Michael likened his dissertation supervising to a conflictual labor process in which “it is necessary for me to give you the space to press back, to challenge and contest my direction. You must be able to enter combat without appearing disloyal or untrusting…. The continuous banter, resistance, contestation, struggle that so shocks more respectful students, and sometimes even shocks me, is part of an essential looseness and flexibility that keeps your dissertation on track.” The advising relationship is a hegemonic production regime that establishes consent by containing resistance within tolerable bounds. But with a difference. First, our product, a dissertation, was to be a creative individual product that appeared to be the fruits of our own labor (obscuring the deep impact of our advisor on its conception). Second, the supervisor deployed his power on a craft scale in highly individualized forms—here, Gramsci arguably gave way to Foucault. Upon comparing notes, my friends and I learned that we all had totally different relationships with Michael: subjected to different degrees and forms of coercion, consent, and reward. Michael landed on coaching as the best analogy, and this seemed right, not only because of his track suits. With his ethnographer’s eye, coach Michael studied his players’ strengths, weaknesses, peculiarities, and amenability to reform, and devised his methods of correction accordingly.
I apparently needed some yelling, but only rarely did I make Michael resort to blunt force. He might have remembered it differently, but I eagerly consented to his hegemony. I had almost complete faith in his uncanny ability to see what was sociologically important in a morass of data and to locate the germ of a theory in a half-formed argument. I idolized his theoretical scope and rigor and was fully onboard with the extended case method. I remember largely following his advice, or at least always taking it seriously. In retrospect, he undoubtedly led me to ideas in ways that I took to be my own. Most of our good-natured combat occurred in the confines of that book-lined office facing the Golden Gate Bridge. I would sign up for a late slot, which often allowed the conversations to go over until a little after I could tell I was exhausting him.
There was also material reward and just plain fun. GSI’ing for Michael’s Social Theory was by far the highlight of my time at Berkeley, though not because I loved his meta-theme of the division of labor. I was enamored with the humanist Marxism I absorbed from Dylan Riley, while Michael was a staunch structuralist. I was still a bit of an anarchist, Michael a barely reconstructed Leninist who nevertheless tolerated my petit bourgeois deviations. It was only after graduating and teaching my own theory courses that I realized the true brilliance of Michael’s course design, with its well-chose excerpts and tightly interlocking parts summarized and compared through idiosyncratic diagrams (every time I try to improve upon it, I learn the hard way why each page of reading was there). But what made that year magical was a conjunction of world history, the collective effervescence of a fun and brilliant group of fellow GSIs that Michael convened and regaled, and a spirited collection of students that included several future sociologists. Lehman Brothers collapsed while we were teaching Marx and Engels, so it was easy to buy Michael’s argument that theory was “living.” Michael’s ludicrously generous Thursday dinners—I remember thinking, $25 entrees!—there were times to absorb Michael’s stories and informal sense of the field, before they descended into inebriated banter in which we applied social theory to our dating lives. Happy to gossip about ours, Michael was famously reticent about his own, though ultimately admitted to one “long war of position, brief war of movement.” The raucous year culminated with a class game show and Bollywood dance party, Michael pretending to swig from a vodka bottle while we line danced to the Slumdog Millionaire anthem “Jai Ho.” We mused that his grandfatherly appearance and British accent allowed him to get away with it.

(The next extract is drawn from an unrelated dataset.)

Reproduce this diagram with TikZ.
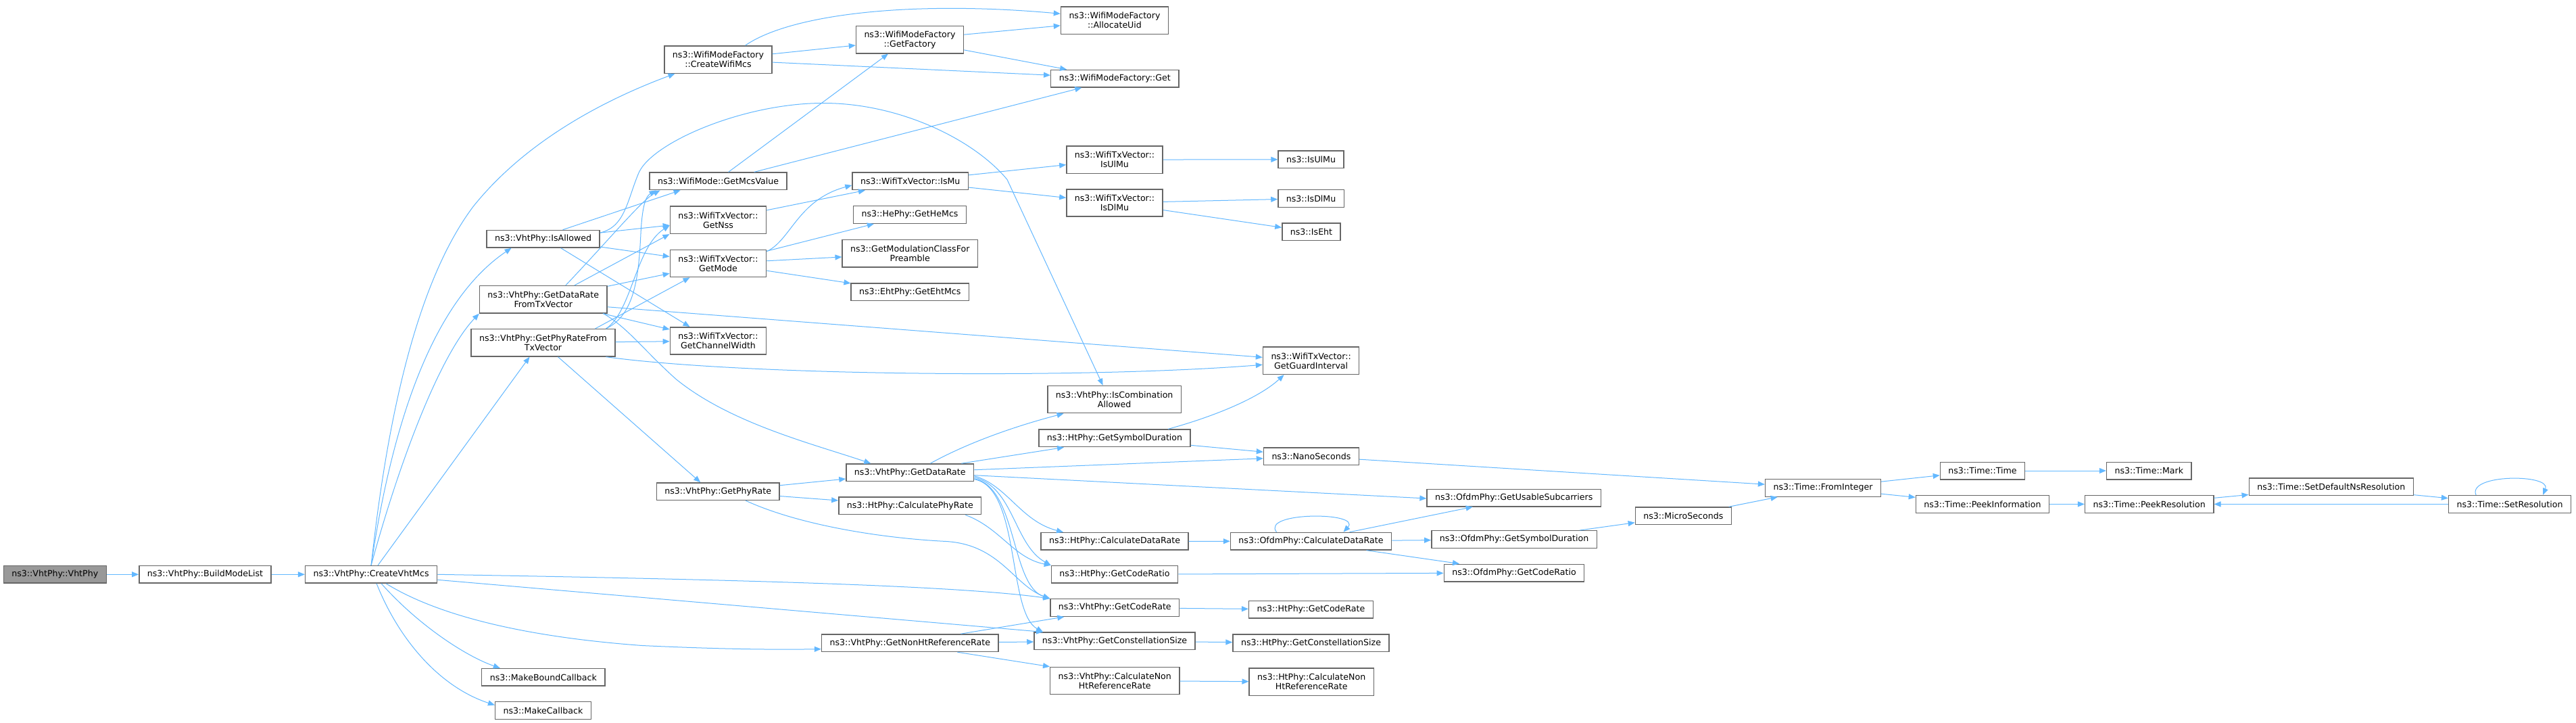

Perhaps because of the remoteness of my research from his own labor studies, Michael gave me a long leash to figure out how to turn my interest in anti-dispossession movements into a sociology of dispossession. He encouraged me to spend a year-and-a-half in an Indian village, and couldn’t have had any clue what I would find. I marvel now at his apparent confidence, or at least ability to make me confident, that such an endeavor was achievable and worth pursuing. In our hyper-professionalized discipline, I now realize how terrifying it is to encourage students to do ambitious dissertation projects that have no obvious relationship to the concerns of American sociology.

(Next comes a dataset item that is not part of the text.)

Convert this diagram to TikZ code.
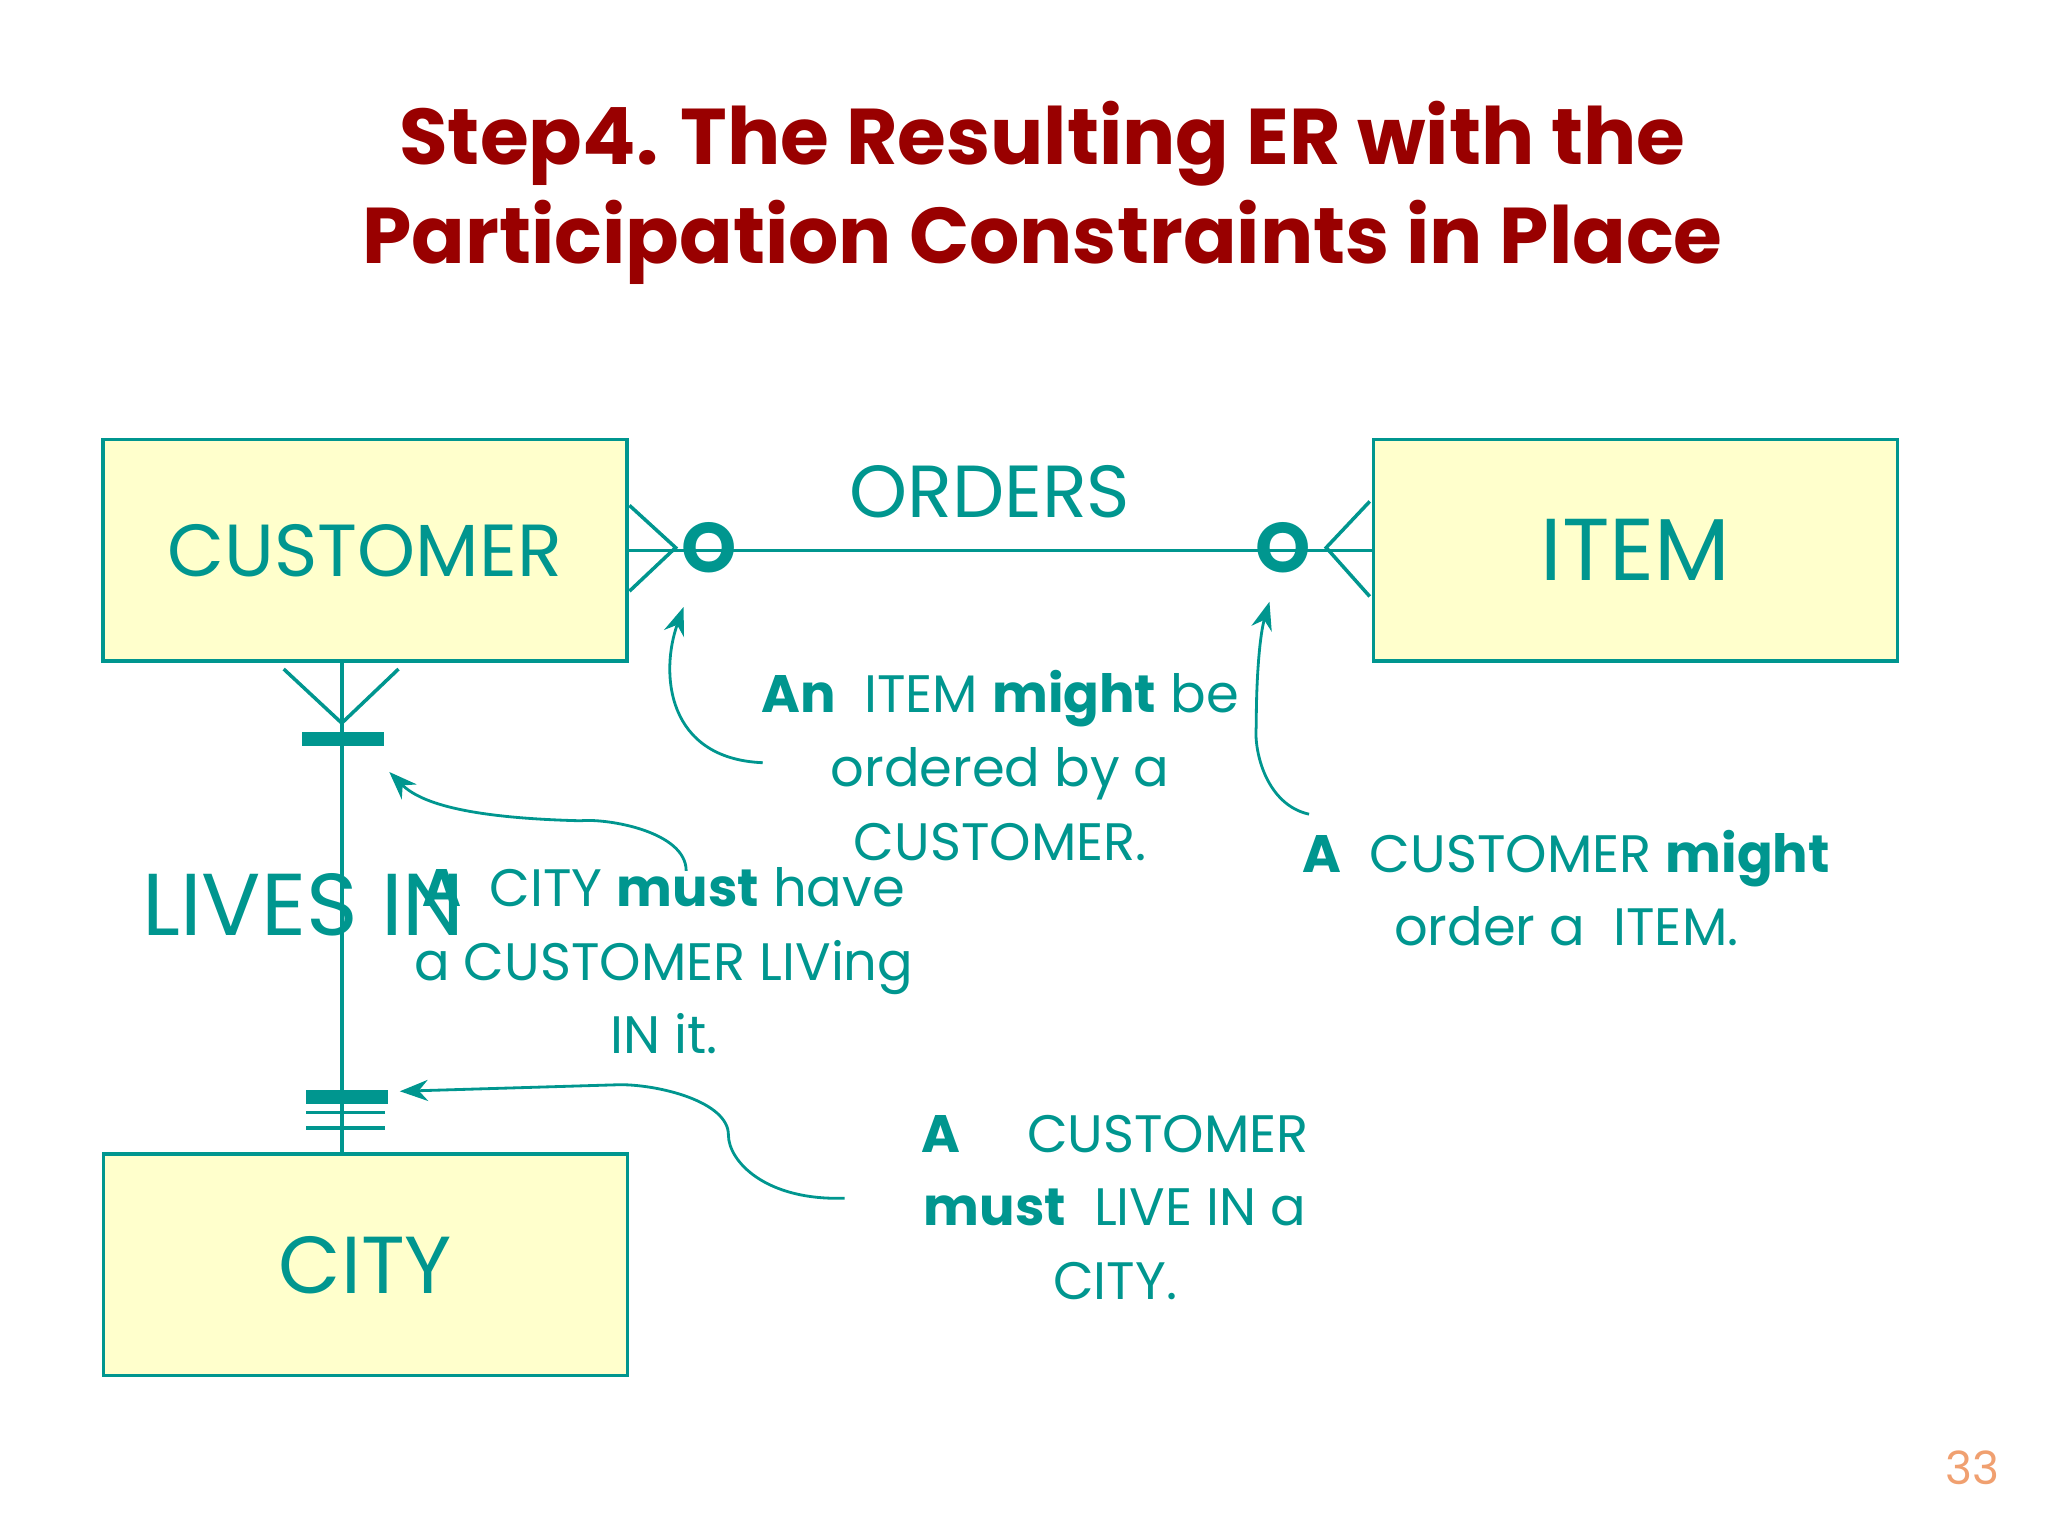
\documentclass[tikz,border=0pt]{standalone}
\usepackage{fontspec}
\setmainfont{Poppins}
\usetikzlibrary{arrows.meta}
\definecolor{tl}{HTML}{00968F}
\definecolor{bx}{HTML}{FFFFCC}
\definecolor{dr}{HTML}{990000}
\definecolor{pg}{HTML}{F0A070}
\begin{document}
\begin{tikzpicture}[x=1.3196cm,y=-1.3196cm,
 ent/.style={draw=tl,fill=bx,line width=1pt,minimum width=3.97*1.3196cm,minimum height=1.68*1.3196cm,text=tl,font=\fontsize{23}{28}\selectfont},
 ln/.style={draw=tl,line width=1pt},
 bar/.style={draw=tl,line width=4pt},
 ann/.style={text=tl,font=\fontsize{15}{21}\selectfont,align=center},
 arr/.style={draw=tl,line width=0.8pt,-{Stealth[length=8pt,width=6pt]}}]
\useasboundingbox (0,0) rectangle (15.52,11.64);
\node[text=dr,font=\bfseries\fontsize{22.5}{28}\selectfont,align=center] (title) at (7.9,1.46) {Step4. The Resulting ER with the\\Participation Constraints in Place};
\node[ent,font=\fontsize{21}{26}\selectfont] (cust) at (2.765,4.17) {CUSTOMER};
\node[ent,font=\fontsize{25}{30}\selectfont] (item) at (12.395,4.17) {ITEM};
\node[ent] (city) at (2.77,9.585) {CITY};
\node[text=tl,font=\fontsize{21}{26}\selectfont] (orders) at (7.5,3.73) {ORDERS};
\coordinate (cf1) at (5.12,4.15);
\coordinate (cf2) at (10.05,4.15);
\draw[ln] (cust.east) -- (item.west);
\draw[ln] (4.77,3.83) -- (cf1) -- (4.77,4.48);
\draw[ln] (10.38,3.80) -- (cf2) -- (10.38,4.52);
\node[text=tl,font=\bfseries\fontsize{20}{24}\selectfont,inner sep=0] (o1) at (5.37,4.15) {O};
\node[text=tl,font=\bfseries\fontsize{20}{24}\selectfont,inner sep=0] (o2) at (9.72,4.15) {O};
\draw[ln] (cust.south -| 2.59,0) -- (city.north -| 2.59,0);
\coordinate (cf3) at (2.59,5.48);
\draw[ln] (2.15,5.07) -- (cf3) -- (3.02,5.07);
\draw[bar] (2.29,5.60) -- (2.91,5.60);
\draw[bar] (2.32,8.31) -- (2.94,8.31);
\draw[ln] (2.32,8.43) -- (2.92,8.43);
\draw[ln] (2.32,8.55) -- (2.92,8.55);
\node[text=tl,font=\fontsize{25}{30}\selectfont] (lives) at (2.30,6.86) {LIVES IN};
\node[ann] (a1) at (7.58,5.80) {\textbf{An} \ ITEM \textbf{might} be\\ordered by a\\CUSTOMER.};
\node[ann] (a2) at (11.87,6.73) {\textbf{A} \ CUSTOMER \textbf{might}\\order a \ ITEM.};
\node[ann] (a3) at (5.03,7.28) {\textbf{A} \ CITY \textbf{must} have\\a CUSTOMER LIVing\\IN it.};
\node[ann] (a4) at (8.45,9.15) {\textbf{A} \quad CUSTOMER\\\textbf{must} \ LIVE IN a\\CITY.};
\coordinate (t1) at (5.18,4.60);
\coordinate (t2) at (9.62,4.56);
\coordinate (t3) at (2.95,5.85);
\coordinate (t4) at (3.03,8.27);
\draw[arr] (5.78,5.78) .. controls (5.05,5.75) and (5.0,5.1) .. (t1);
\draw[arr] (9.92,6.17) .. controls (9.6,6.1) and (9.5,5.7) .. (9.52,5.5) .. controls (9.52,5.1) and (9.55,4.8) .. (t2);
\draw[arr] (5.20,6.60) .. controls (5.20,6.30) and (4.6,6.20) .. (4.40,6.22) .. controls (3.6,6.2) and (3.2,6.1) .. (t3);
\draw[arr] (6.40,9.08) .. controls (5.8,9.1) and (5.52,8.8) .. (5.52,8.6) .. controls (5.52,8.35) and (5.0,8.22) .. (4.70,8.22) -- (t4);
\node[text=pg,font=\fontsize{13}{15}\selectfont] (pn) at (14.95,11.12) {33};
\end{tikzpicture}
\end{document}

But Michael’s theory of “combat in the dissertation zone” is incomplete. I never loved a coach, but I loved Michael Burawoy. This is not because we had an especially personal relationship. It is because of the tremendous intellectual debt I owe him, my greatest teacher, which is both unrepayable and beyond expression because far deeper than ideas. It comes from the example of intellectual and political integrity that he modeled more than expressed, a raised eyebrow more than enough to communicate transgressions. It stems from the gratitude I feel for the countless hours of work he put into comments on papers and chapters of variable quality, usually hiding any exasperation he felt. Not least, there were the responses to my fieldwork memos, dispatched at odd hours of the night, which I would retrieve by taking a bus from the village I was studying to a Jaipur internet cafe. I clung to these missives like life rafts, reminding me what the hell I was doing, lonely and hungry, in a sweltering Rajasthani village. I will never forget the no-show job he gave me when I was suffering from repetitive stress injuries and could barely hold my neck up straight, much less type into a computer. Disbursed from one of the various “funds” Michael used to redistribute his salary, I figured he called it the Antonio Gramsci Fellowship because it was meant for infirm intellectuals. Michael biked to Barrows on a Sunday afternoon to hear the nth version of my job talk. We did not talk much about feelings, but this was emotional labor. Will Michael turn over in Highgate Cemetery if I suggest reconstructing his Gramscian theory of dissertation supervision with Hochschild?
Once I graduated, he said he no longer saw me as a means to my dissertation. I, in turn, tried hard not to use every moment together to suck knowledge from him. On trips to Baltimore, he was keen to hang out with family and friends. He played with my daughter Asha, pushing her around the playground in a little toy car. He told old stories, some even about his parents. In our correspondence, he was keen to ask about family and far less specific with research advice, many of our conversations now focused on my own questions about teaching and advising. I realize in hindsight—always in hindsight!—that he was preparing me to be coachless.
Michael is gone far too soon, and it is hard to find any consolation. He lives in his beloved theory and in his beloved students. I am forever grateful to have played for a great.